Virginia fully shared her husband’s enthusiasm for the Sierra Club. She was elected to the board of directors for a two-year term in 1932, but following the birth of their first child, in 1933, she found that she didn’t have enough time to serve effectively, and resigned. In 1934, she was again nominated, as was Ansel. She campaigned for him, and he for her; Virginia must have been better at it, because he won.
18
Once elected, Ansel would serve as a director for thirty-seven years, from 1934 until 1971. His term saw him metamorphose from lover of nature into environmental activist.
Although such events are commonplace now, Ansel was one of the first to devise a celebration of nature when, in 1934, he organized the first Yosemite Wildflower Festival. He chose wildflowers as a symbol of natural beauty under siege by man. Ansel employed movies, hikes, and lectures to teach the public the importance of protecting native plants.

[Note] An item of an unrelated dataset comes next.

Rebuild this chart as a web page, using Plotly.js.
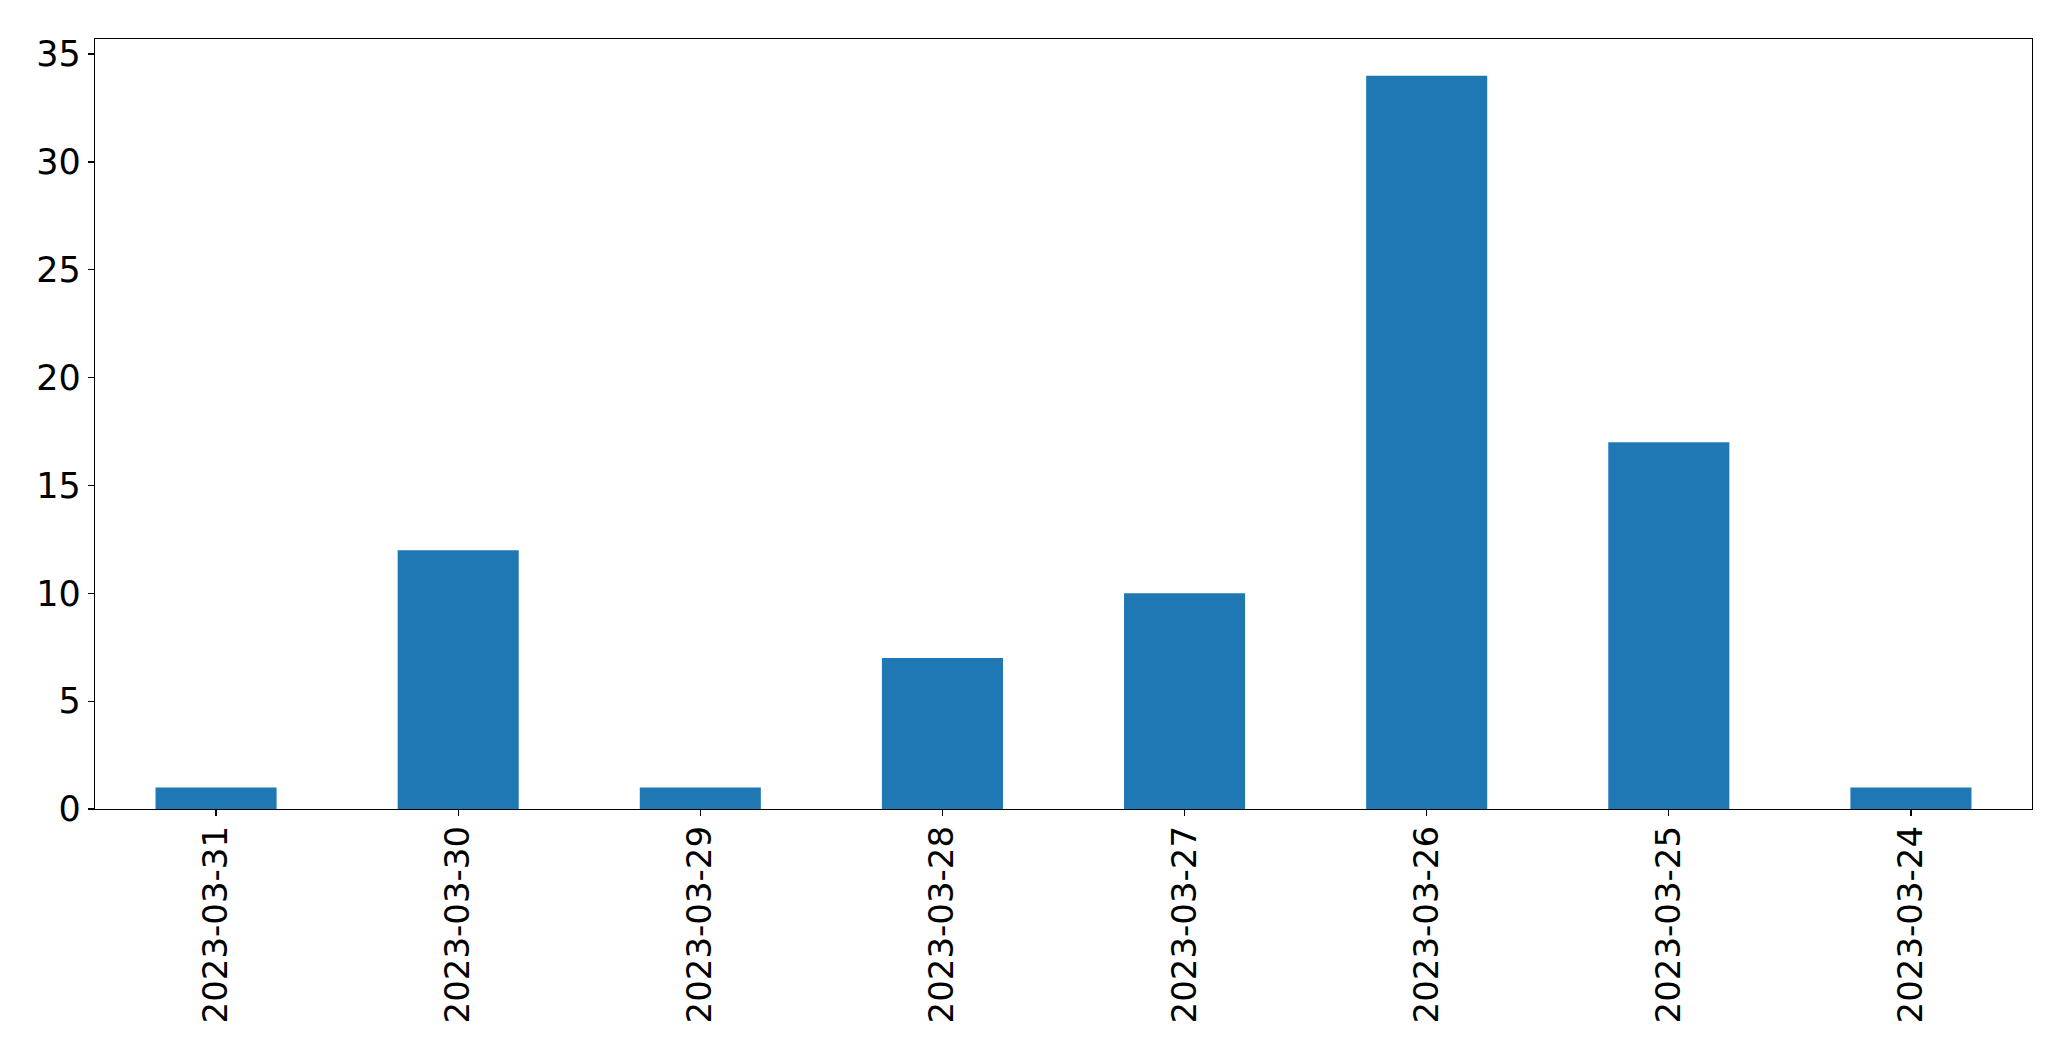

The National Park Service, the U.S. Forest Service, the Yosemite Park and Curry Company (YP&CC), and the Sierra Club always seemed to be at odds with one another, with the two federal agencies each holding fast to an opposing philosophy: the Park Service, led by Stephen Mather, talked of preservation, while the Forest Service, directed by Gifford Pinchot, advocated controlled use. These differing positions ensured conflict at almost every environmental turn. An early proponent of the win-win philosophy, Ansel believed that if people of good faith worked together, a solution could be found for almost any problem.